I can still remember many of the mean or hateful or off-the-cuff, unknowingly hurtful things that have been said to me through the years. When I was in late elementary and junior high school, I was larger than average, and that weight was the target of some comments that pierced straight to the heart. Even now, much slimmer, those words still ring in my ears and rattle in my head every now and then, in a weird purgatory of what feels like a million years ago and just yesterday all at once.
"But then you got fat," my best friend tossed out on a sunny day.
Sing "sticks and stones may break my bones" until you lose your voice, but the damage a person's words can cause is powerful enough to be reversible and irrevocable. But, really, that power and damage (or lack thereof) rest in your hands...not anyone else's.
Though there are days and times when I have disagreed – and certainly junior high was one of them – things said under the guise or pretext of meanness and hurtfulness are not a one-way street but a mirror. A reflection of the speaker's deep-rooted and often un- or under-recognized unhappiness, dissatisfaction or anger at life and the way it's unfolding.

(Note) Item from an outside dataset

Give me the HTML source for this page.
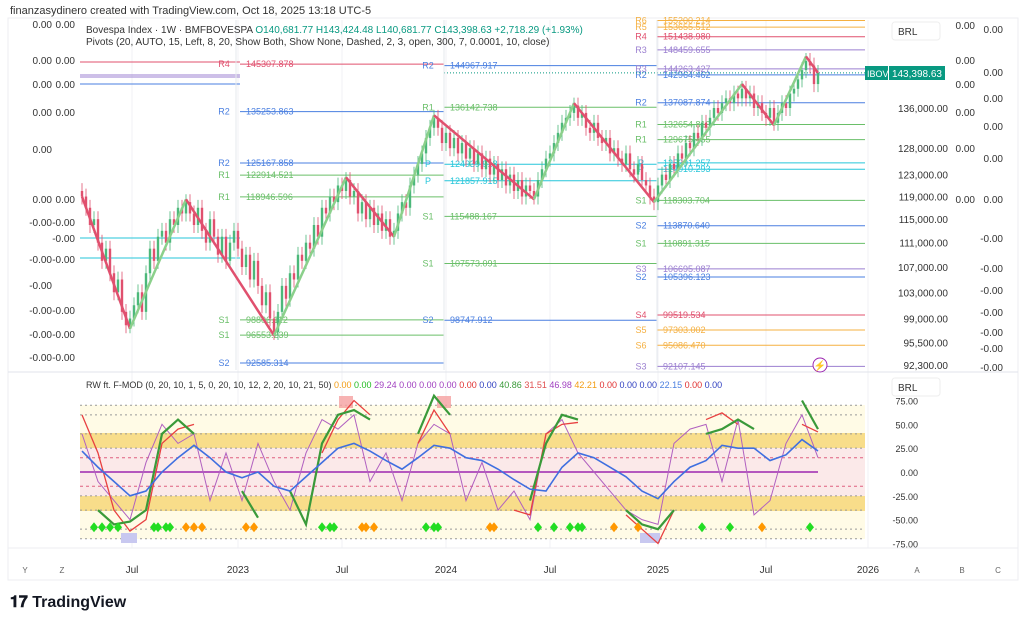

I know that, ever since George Costanza's infamous "It's not you; it's me" scene, the phrase sounds tired and trite as a breakup reason and anything else. But here, in this instance, it's anything but. It's truth. When someone says something derogatory, it's not you. Not your struggle. Not your cross to bear. Not your words to internalize. Or rationalize. Or hypothesize. Not even a blip on your radar.
Remember that. And, when you hear something rude or mean or intolerant or spiteful, exhale in and then release the breath, and with it, all the words just spoken. Let them out. Let them go. And go on your way, as if the moment never happened.